No, what I find unsatisfying, or perhaps just extremely unsettling, is the idea that the particular misogynies and sadisms of Horror cinema are pacifying rather than provocative — that they actually quell rather than catalyze fantasy — that the unspeakable “Human Centipede” (2009), for example, soothes the sociopath. I don’t know how seriously to take King’s essay, yet either way I’m at a loss — because in the end people pay to watch (and to own, and to share) “Human Centipede” and “Hostel.”

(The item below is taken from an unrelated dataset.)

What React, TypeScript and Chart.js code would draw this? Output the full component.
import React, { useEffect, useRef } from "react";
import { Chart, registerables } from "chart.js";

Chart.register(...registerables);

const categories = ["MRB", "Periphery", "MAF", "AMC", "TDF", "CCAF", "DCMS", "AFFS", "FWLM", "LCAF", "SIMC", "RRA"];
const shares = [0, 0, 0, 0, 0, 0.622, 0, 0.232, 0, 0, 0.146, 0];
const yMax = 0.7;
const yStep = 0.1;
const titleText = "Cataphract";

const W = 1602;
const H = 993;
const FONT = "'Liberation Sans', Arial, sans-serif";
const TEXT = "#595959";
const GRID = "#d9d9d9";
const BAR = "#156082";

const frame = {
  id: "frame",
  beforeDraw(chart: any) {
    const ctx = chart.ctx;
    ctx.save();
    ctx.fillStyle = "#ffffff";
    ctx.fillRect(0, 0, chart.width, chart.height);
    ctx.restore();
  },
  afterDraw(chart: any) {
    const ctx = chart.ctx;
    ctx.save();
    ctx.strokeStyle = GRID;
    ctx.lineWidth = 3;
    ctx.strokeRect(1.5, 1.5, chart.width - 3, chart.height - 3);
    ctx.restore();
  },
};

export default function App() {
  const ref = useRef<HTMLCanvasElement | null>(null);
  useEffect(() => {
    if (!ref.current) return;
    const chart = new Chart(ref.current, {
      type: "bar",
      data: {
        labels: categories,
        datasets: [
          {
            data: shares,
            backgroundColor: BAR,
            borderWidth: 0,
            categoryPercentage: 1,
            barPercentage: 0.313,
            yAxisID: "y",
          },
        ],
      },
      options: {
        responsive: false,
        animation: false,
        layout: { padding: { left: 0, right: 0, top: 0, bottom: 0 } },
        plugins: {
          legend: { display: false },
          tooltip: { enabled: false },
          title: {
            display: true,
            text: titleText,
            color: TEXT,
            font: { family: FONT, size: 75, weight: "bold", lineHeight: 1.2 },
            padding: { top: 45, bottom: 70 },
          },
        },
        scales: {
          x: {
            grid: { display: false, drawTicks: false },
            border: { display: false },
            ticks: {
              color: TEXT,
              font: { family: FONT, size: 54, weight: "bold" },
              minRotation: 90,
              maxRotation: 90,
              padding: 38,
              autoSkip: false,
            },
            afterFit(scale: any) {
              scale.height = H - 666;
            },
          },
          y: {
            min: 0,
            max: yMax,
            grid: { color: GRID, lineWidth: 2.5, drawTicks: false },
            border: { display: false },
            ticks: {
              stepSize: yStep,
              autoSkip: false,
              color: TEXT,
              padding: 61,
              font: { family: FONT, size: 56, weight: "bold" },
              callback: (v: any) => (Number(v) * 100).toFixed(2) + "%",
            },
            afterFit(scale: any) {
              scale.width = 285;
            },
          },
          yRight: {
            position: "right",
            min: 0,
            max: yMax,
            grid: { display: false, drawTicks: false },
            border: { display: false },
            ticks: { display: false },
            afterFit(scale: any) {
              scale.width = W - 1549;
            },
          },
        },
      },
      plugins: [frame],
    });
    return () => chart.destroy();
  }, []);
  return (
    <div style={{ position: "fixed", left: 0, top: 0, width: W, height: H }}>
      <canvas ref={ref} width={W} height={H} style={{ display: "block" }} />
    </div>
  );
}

I cannot hope to meet Mr. King halfway with a comprehensive rethinking of Horror’s entrenched fascination, so instead I will end in defense of my favorite scary movie, Nicholas Roeg’s “Don’t Look Now” (1973). In the first five minutes, John and Laura Baxter (the inimitable Donald Sutherland and Julie Christie) lose their daughter Christine, who drowns in a pond outside their family home. What ensues is a ritualized acting out of grief, the supernatural constantly reminding the Baxters of what they’ve lost, refiguring Christine’s death with visual repetitions (a child’s ball floating in the canals of Venice, glimpses of a red mackintosh similar to the one Christine wore when she drowned).

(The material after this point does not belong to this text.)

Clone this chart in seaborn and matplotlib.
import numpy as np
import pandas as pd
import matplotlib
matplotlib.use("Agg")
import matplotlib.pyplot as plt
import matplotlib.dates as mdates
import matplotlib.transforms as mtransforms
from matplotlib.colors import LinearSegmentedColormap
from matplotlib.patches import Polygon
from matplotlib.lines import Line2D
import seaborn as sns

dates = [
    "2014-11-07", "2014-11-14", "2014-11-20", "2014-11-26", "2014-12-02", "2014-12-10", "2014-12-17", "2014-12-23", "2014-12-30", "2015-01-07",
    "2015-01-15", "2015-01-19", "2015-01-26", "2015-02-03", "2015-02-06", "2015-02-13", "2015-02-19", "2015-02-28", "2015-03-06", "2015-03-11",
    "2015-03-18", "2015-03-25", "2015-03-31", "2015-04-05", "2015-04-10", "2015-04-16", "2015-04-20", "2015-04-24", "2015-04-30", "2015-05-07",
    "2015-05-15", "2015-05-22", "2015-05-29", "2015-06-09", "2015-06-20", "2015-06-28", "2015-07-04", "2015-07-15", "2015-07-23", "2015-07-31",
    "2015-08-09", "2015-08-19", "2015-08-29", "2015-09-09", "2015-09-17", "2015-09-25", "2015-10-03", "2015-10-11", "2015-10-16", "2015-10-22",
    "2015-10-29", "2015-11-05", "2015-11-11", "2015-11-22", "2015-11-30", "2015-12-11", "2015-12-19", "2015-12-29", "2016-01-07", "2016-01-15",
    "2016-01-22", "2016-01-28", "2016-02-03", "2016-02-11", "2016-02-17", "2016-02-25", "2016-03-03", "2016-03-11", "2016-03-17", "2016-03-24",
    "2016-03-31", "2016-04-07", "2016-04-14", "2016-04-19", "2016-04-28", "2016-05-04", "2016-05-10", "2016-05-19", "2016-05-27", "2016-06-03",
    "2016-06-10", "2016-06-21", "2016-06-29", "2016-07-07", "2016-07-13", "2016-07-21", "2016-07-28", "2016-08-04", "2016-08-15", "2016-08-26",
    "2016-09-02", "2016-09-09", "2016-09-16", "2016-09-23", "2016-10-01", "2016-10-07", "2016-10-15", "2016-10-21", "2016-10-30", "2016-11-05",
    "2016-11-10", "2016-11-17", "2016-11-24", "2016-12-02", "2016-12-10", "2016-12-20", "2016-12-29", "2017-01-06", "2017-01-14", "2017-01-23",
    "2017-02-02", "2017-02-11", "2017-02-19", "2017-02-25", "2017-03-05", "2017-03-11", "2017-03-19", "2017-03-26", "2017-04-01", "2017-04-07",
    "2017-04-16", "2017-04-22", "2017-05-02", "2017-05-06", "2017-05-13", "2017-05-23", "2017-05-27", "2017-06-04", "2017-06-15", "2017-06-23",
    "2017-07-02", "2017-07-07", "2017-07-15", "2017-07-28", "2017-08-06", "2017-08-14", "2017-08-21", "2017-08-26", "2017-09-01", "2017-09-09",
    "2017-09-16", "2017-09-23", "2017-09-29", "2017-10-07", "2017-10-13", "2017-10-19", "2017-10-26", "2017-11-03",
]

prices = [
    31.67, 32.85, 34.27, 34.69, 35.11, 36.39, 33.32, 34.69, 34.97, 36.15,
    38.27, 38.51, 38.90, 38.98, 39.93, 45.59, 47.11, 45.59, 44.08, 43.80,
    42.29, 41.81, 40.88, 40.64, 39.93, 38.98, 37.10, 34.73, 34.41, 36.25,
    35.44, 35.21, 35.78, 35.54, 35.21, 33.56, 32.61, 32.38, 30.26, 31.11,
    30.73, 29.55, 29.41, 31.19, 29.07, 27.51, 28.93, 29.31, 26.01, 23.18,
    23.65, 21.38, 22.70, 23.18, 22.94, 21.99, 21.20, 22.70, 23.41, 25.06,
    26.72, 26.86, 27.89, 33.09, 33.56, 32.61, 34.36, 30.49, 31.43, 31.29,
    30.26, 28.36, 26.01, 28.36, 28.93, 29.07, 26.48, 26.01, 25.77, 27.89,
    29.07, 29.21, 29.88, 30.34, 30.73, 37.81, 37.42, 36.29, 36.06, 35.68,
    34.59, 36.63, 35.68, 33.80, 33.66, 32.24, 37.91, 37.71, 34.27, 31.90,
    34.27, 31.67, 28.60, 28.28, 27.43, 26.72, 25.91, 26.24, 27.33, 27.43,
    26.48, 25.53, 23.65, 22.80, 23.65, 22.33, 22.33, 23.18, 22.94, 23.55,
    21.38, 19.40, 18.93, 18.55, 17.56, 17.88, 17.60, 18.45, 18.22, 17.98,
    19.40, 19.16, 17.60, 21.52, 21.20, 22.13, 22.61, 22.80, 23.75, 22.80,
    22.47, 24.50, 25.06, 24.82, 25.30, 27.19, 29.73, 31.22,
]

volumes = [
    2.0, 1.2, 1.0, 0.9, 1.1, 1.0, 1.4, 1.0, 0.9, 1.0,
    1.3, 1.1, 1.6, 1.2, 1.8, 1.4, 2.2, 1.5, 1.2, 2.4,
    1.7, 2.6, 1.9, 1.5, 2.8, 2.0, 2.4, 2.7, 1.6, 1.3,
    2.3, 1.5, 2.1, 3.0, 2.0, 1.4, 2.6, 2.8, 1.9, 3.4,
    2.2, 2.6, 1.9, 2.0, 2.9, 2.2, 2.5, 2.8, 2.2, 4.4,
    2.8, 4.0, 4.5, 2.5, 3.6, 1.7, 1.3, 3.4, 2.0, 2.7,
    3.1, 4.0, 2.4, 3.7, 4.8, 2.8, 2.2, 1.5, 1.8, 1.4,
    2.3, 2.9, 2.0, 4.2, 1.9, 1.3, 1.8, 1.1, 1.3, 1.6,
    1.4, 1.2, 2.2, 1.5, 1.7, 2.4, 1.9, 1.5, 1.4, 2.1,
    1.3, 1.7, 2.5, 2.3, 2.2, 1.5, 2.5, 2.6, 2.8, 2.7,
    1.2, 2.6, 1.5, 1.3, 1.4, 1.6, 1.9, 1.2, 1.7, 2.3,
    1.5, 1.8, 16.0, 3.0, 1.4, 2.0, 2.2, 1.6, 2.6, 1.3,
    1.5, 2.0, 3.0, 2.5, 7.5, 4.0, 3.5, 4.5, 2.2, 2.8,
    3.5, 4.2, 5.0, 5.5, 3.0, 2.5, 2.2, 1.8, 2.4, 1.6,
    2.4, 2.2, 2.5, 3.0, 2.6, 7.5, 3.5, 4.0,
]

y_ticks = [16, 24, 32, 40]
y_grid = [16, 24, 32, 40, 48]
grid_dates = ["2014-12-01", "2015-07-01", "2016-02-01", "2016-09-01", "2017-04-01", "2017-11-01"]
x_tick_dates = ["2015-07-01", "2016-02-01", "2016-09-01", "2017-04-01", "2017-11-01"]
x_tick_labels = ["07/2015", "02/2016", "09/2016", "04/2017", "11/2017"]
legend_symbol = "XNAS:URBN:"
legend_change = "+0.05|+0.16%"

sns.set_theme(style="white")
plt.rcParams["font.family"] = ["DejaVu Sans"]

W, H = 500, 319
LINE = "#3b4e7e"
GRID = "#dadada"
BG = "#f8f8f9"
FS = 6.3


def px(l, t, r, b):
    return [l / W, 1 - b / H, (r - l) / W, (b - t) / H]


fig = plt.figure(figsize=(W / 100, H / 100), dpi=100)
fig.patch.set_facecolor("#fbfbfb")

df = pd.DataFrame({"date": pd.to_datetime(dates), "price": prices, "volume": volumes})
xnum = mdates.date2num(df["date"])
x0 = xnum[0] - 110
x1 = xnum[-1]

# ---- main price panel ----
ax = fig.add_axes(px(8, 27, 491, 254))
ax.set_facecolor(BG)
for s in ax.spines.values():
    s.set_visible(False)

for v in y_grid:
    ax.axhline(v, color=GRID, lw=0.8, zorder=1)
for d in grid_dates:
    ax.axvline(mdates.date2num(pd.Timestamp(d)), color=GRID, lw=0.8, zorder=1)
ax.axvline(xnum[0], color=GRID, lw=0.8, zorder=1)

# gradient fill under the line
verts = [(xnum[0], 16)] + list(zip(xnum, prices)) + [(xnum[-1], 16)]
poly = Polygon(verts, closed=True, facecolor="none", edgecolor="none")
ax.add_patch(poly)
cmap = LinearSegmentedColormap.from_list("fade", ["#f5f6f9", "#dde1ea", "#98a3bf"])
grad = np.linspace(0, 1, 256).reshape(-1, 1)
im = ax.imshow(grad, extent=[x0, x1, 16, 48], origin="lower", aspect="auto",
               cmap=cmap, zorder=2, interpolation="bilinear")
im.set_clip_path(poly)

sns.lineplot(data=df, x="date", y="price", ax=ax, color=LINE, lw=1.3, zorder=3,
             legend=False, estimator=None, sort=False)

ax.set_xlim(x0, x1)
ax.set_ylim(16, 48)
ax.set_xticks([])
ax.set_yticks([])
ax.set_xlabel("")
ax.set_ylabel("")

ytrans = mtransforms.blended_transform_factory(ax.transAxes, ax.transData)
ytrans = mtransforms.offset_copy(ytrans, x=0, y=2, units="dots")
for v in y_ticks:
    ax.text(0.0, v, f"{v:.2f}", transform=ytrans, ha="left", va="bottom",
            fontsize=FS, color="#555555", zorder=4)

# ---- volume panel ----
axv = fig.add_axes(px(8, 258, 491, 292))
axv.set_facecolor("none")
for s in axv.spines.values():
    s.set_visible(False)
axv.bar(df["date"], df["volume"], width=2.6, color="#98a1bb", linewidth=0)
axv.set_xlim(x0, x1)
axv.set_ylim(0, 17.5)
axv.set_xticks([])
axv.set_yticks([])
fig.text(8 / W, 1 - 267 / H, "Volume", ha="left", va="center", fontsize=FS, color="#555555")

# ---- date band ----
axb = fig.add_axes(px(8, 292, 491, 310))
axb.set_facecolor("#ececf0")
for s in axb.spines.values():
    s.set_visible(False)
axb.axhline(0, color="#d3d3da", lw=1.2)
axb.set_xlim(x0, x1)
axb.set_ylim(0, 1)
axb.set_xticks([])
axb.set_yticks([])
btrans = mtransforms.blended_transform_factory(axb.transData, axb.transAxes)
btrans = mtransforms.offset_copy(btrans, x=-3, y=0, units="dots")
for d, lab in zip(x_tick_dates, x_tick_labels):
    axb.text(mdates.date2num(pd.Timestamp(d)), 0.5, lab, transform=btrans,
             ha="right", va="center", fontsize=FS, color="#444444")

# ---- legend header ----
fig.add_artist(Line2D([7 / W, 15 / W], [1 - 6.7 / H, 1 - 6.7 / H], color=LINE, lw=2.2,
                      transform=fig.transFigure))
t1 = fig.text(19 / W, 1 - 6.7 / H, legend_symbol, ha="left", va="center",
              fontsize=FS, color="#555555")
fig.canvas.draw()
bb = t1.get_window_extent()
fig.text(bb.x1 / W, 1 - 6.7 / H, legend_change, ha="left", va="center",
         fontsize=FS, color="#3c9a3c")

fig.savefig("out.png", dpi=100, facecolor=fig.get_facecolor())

Avoiding ghoulishness, the ghost story in “Don’t Look Now” is more the telling of a present haunted by pasts and futures — how grief and death circulate about, and exceed, moments of the everyday. It is very possibly the most beautiful Horror movie ever made.

Can we forgive an entire genre its manifold dehumanizations when it occasionally catalyzes human emotions beyond rage and fear? Well no, probably not. But I do want to suggest that Horror — in seeking to interrogate outside the parameters of normality and naturalism — provides a very powerful way of viewing our families, our homes, our pasts and futures, our exhilarations and especially our losses, as fundamentally exceeding ourselves.